The Secret Life of Bees
Film going is a bit like eating. If you read the menu, know what you're eating, and choose what you're eating, chances are you'll be happy.
Some films will give you quite a shock. "Saw V" with its violence and horror is like a habanero pepper or a warhead candy. Pop it in your mouth and you'll recoil. Some people can appreciate that experience.
"The Secret Life of Bees" is like the food central to the film: honey. It's gooey, sweet, and thick with sentimentalism. Know that, except it, and embrace that aspect of the film and you're in for quite a tasty treat.
Based on the bestselling novel by Sue Monk Kidd, "Bees" takes place in 1964 South Carolina and features Lily Owens (Dakota Fanning,) a girl raised by her abusive father T. Ray (Paul Bettany) and black housekeeper Rosaleen (Jennifer Hudson.) Lily never knew her mother Deborah (Hilarie Burton) and her history and death are surrounded in mystery and the lies of her father.
The combination of Rosaleen's assault at the hands of a group of white men and another act of her father's abuse prompts Lily to run away. The two, almost reminiscent of Mark Twain's Huckleberry Finn and the escaped slave Jim, flee across South Carolina. Lily is in search of information about her mother and has only a few clues, one of which is a picture of a black Madonna.
When, during their travels, the two wanderers see the picture on a jar of honey they are informed that the product is produced by the trio of Boatwright sisters. Armed with directions to the pink Boatwright home Lily and Rosaleen pay a visit and request shelter in exchange for work. The three sisters August (Queen Latifah,) May (Sophie Okonedo,) and June (Alicia Keys) welcome Lily and Rosaleen.

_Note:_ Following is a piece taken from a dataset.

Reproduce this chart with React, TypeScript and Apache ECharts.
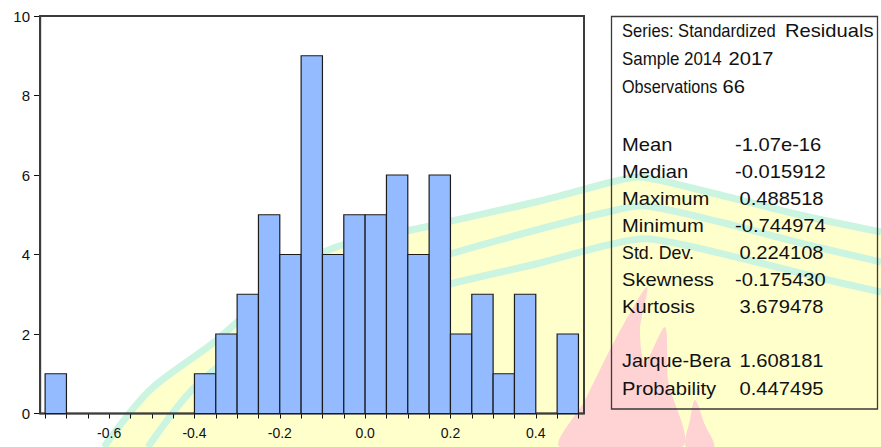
import React, { useEffect, useRef } from "react";
import * as echarts from "echarts";

// ---- data ----
const binLower = [
  -0.75, -0.7, -0.65, -0.6, -0.55, -0.5, -0.45, -0.4, -0.35, -0.3, -0.25, -0.2, -0.15,
  -0.1, -0.05, 0.0, 0.05, 0.1, 0.15, 0.2, 0.25, 0.3, 0.35, 0.4, 0.45,
];
const binCounts = [1, 0, 0, 0, 0, 0, 0, 1, 2, 3, 5, 4, 9, 4, 5, 5, 6, 4, 6, 2, 3, 1, 3, 0, 2];
const binWidth = 0.05;

const xTickValues = [
  -0.75, -0.7, -0.65, -0.6, -0.55, -0.5, -0.45, -0.4, -0.35, -0.3, -0.25, -0.2, -0.15,
  -0.1, -0.05, 0.0, 0.05, 0.1, 0.15, 0.2, 0.25, 0.3, 0.35, 0.4, 0.45, 0.5,
];
const xLabelValues = [-0.6, -0.4, -0.2, 0.0, 0.2, 0.4];

const headerSeries = ["Series: Standardized", "Residuals"];
const headerSample = ["Sample 2014", "2017"];
const headerObs = ["Observations", "66"];

const statLabels = ["Mean", "Median", "Maximum", "Minimum", "Std. Dev.", "Skewness", "Kurtosis"];
const statValues = ["-1.07e-16", "-0.015912", "0.488518", "-0.744974", "0.224108", "-0.175430", "3.679478"];
const testLabels = ["Jarque-Bera", "Probability"];
const testValues = ["1.608181", "0.447495"];

// ---- watermark shapes (decoration) ----
const band1 = [[104, 447], [150, 390], [213, 343], [320, 254], [430, 226], [540, 201], [612, 182], [640, 177], [700, 190], [800, 215], [881, 232]];
const band2 = [[148, 447], [194, 388], [280, 322], [380, 277], [450, 254], [540, 229], [612, 211], [645, 206], [720, 222], [800, 243], [881, 262]];
const band3 = [[240, 400], [300, 350], [380, 305], [450, 284], [540, 263], [612, 244], [650, 239], [740, 258], [820, 278], [881, 292]];
const flame1 = [[560, 447], [585, 400], [615, 340], [647, 287], [640, 330], [645, 362], [665, 327], [668, 380], [682, 447]];
const flame2 = [[686, 447], [690, 420], [695, 400], [705, 425], [714, 447]];

const FONT = '"Liberation Sans", Arial, Helvetica, sans-serif';

export default function App() {
  const ref = useRef<HTMLDivElement>(null);
  useEffect(() => {
    if (!ref.current) return;
    const chart = echarts.init(ref.current, null, { renderer: "svg" });

    const data = binLower.map((lo, i) => [lo, lo + binWidth, binCounts[i]]);

    const wideScale = 1.12;
    const narrowScale = 0.92;
    const txt = (text: string, x: number, y: number, scale: number) => ({
      type: "text",
      x,
      y,
      scaleX: scale,
      z: 100,
      style: {
        text,
        x: 0,
        y: 0,
        fontFamily: FONT,
        fontSize: 18,
        fill: "#111",
        verticalAlign: "middle",
        align: "left",
      },
    });

    const rowY = [145, 172, 199, 226, 253, 280, 307];
    const testY = [361, 389];
    const valX = (v: string) => (v.startsWith("-") ? 735 : 739.5);

    const graphics: any[] = [
      // watermark
      {
        type: "polygon",
        z: -10,
        shape: { points: [...band1, [881, 447]] },
        style: { fill: "#FFFFCC" },
        silent: true,
      },
      ...[band1, band2, band3].map((pts) => ({
        type: "polyline",
        z: -9,
        shape: { points: pts, smooth: 0.3 },
        style: { stroke: "#CBF5E0", lineWidth: 7, fill: null },
        silent: true,
      })),
      ...[flame1, flame2].map((pts) => ({
        type: "polygon",
        z: -8,
        shape: { points: pts, smooth: 0.3 },
        style: { fill: "#FFD3D3" },
        silent: true,
      })),
      // stats box
      {
        type: "rect",
        z: 99,
        shape: { x: 611.5, y: 16.5, width: 266, height: 392.5 },
        style: { fill: null, stroke: "#3a3a3a", lineWidth: 1.3 },
        silent: true,
      },
      txt(headerSeries[0], 622, 31, narrowScale),
      txt(headerSeries[1], 785, 31, wideScale),
      txt(headerSample[0], 622, 59, narrowScale + 0.02),
      txt(headerSample[1], 728.5, 59, wideScale),
      txt(headerObs[0], 622, 87, narrowScale - 0.02),
      txt(headerObs[1], 722.5, 87, wideScale),
      ...statLabels.map((l, i) => txt(l, 622, rowY[i], l === "Std. Dev." ? 0.99 : wideScale)),
      ...statValues.map((v, i) => txt(v, valX(v), rowY[i], wideScale)),
      ...testLabels.map((l, i) => txt(l, 622, testY[i], l === "Jarque-Bera" ? 1.1 : wideScale)),
      ...testValues.map((v, i) => txt(v, valX(v), testY[i], wideScale)),
    ];

    chart.setOption({
      animation: false,
      backgroundColor: "#ffffff",
      grid: {
        left: 40,
        top: 16,
        right: 297,
        bottom: 33.5,
        show: true,
        borderColor: "#3c3c3c",
        borderWidth: 2,
        backgroundColor: "transparent",
        z: 1,
      },
      xAxis: {
        type: "value",
        min: -0.762,
        max: 0.513,
        splitLine: { show: false },
        axisLine: { show: true, onZero: false, lineStyle: { color: "#111", width: 1.3 } },
        axisTick: {
          show: true,
          inside: false,
          length: 5,
          customValues: xTickValues,
          lineStyle: { color: "#111", width: 1 },
        },
        axisLabel: {
          show: true,
          customValues: xLabelValues,
          formatter: (v: number) => v.toFixed(1),
          fontFamily: FONT,
          fontSize: 14,
          color: "#111",
          margin: 12,
        },
      },
      yAxis: {
        type: "value",
        min: 0,
        max: 10,
        interval: 2,
        splitLine: { show: false },
        axisLine: { show: true, onZero: false, lineStyle: { color: "#111", width: 1.3 } },
        axisTick: { show: true, inside: false, length: 6, lineStyle: { color: "#111", width: 1 } },
        axisLabel: {
          fontFamily: FONT,
          fontSize: 15,
          color: "#111",
          margin: 10,
        },
      },
      graphic: { elements: graphics },
      series: [
        {
          type: "custom",
          z: 3,
          data,
          encode: { x: [0, 1], y: 2 },
          renderItem: (params: any, api: any) => {
            const lo = api.value(0);
            const hi = api.value(1);
            const cnt = api.value(2);
            if (!cnt) return null;
            const p0 = api.coord([lo, cnt]);
            const p1 = api.coord([hi, 0]);
            return {
              type: "rect",
              shape: { x: p0[0], y: p0[1], width: p1[0] - p0[0], height: p1[1] - p0[1] },
              style: { fill: "#94BAFF", stroke: "#1c1c1c", lineWidth: 1.2 },
            };
          },
        },
      ],
    });

    return () => chart.dispose();
  }, []);

  return (
    <div
      ref={ref}
      style={{ position: "absolute", left: 0, top: 0, width: 881, height: 447 }}
    />
  );
}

Upon arriving Lily and Rosaleen are amazed by the Boatwright home. The family's successful honey business has granted them independence and financial security. August runs the business and acts as head of the household. June is a music teacher and can often be heard playing her cello. Together they and their friends work to comfort and tend to the emotionally unstable May. Aside from the strength of their family they find comfort in the church services they hold in their home in which they embrace a mythology of a black Madonna that stands in the middle of the room as a life-size wooden statue.
This family, along with its two new adopted members, will rely on one another as they struggle with several challenges and tragedies.
The film certainly has an almost Hallmark, made-for-TV quality to it - and not so much in its production values or the quality of its actors but rather in the style of many of its dramatic moments. Some of the sequences with Fanning in which she breaks down and starts crying just do not have the emotional weight the filmmakers no doubt wished they had. That's not to say the film doesn't manage to squeeze out a few tears, though, it just doesn't earn them like it should. It tugs at our emotions more through the mere fact of the situations instead of the strength of the storytelling.
The film is more a fable than a drama. It has its very clear conventions and predictable structure and chooses more of a sentimental reality than a dramatic reality. The characters aren't really people due to their one-dimensionality. T. Ray, the villain of the story, has the opportunity for depth and humanity, but instead he's just made into a stereotypical abusive father. Similarly we've had protagonists like Lily many times before - the smart semi-orphan who's seeking to understand her history. We've had supporting characters like Rosaleen before who don't get the opportunity to develop into people beyond their relationship with the protagonist. The type of aggressive, somewhat conflicted character of June is as familiar as the benevolent, all but perfect August. And because these characters are so recognizable as stock figures, I interact with them more as artificial constructions instead of actual people. It's not drama, it's gooey, emotional sentimentalism.
That laid out on the table, though, I still really loved the film. It's still a wonderful experience to sit in the Boatwright household and to just immerse oneself in this world of honey, family, the black Madonna, and this moment in history in which a people overcame racism. The performances - particularly of Latifah, Okonedo, and some of the supporting characters - are very enjoyable. (Fanning is the exception. I have yet to join the bandwagon that sees her as the next Jodie Foster.)
I tolerate the film's sentimentalism for the same reason I tolerate the formulaic plot of many comedies and the unrealism of many action films. A familiar frame is acceptable as long as the film has enough interesting, successful elements to produce an enjoyable experience. And "The Secret Life of Bees" does. I only wish it had decided to bring out those elements more, specifically the black Madonna and bee material.
One might not want to make honey the staple of one's diet but once in awhile it's certainly a wonderful treat and I look forward to spending more time with the Boatwright sisters with repeat viewings.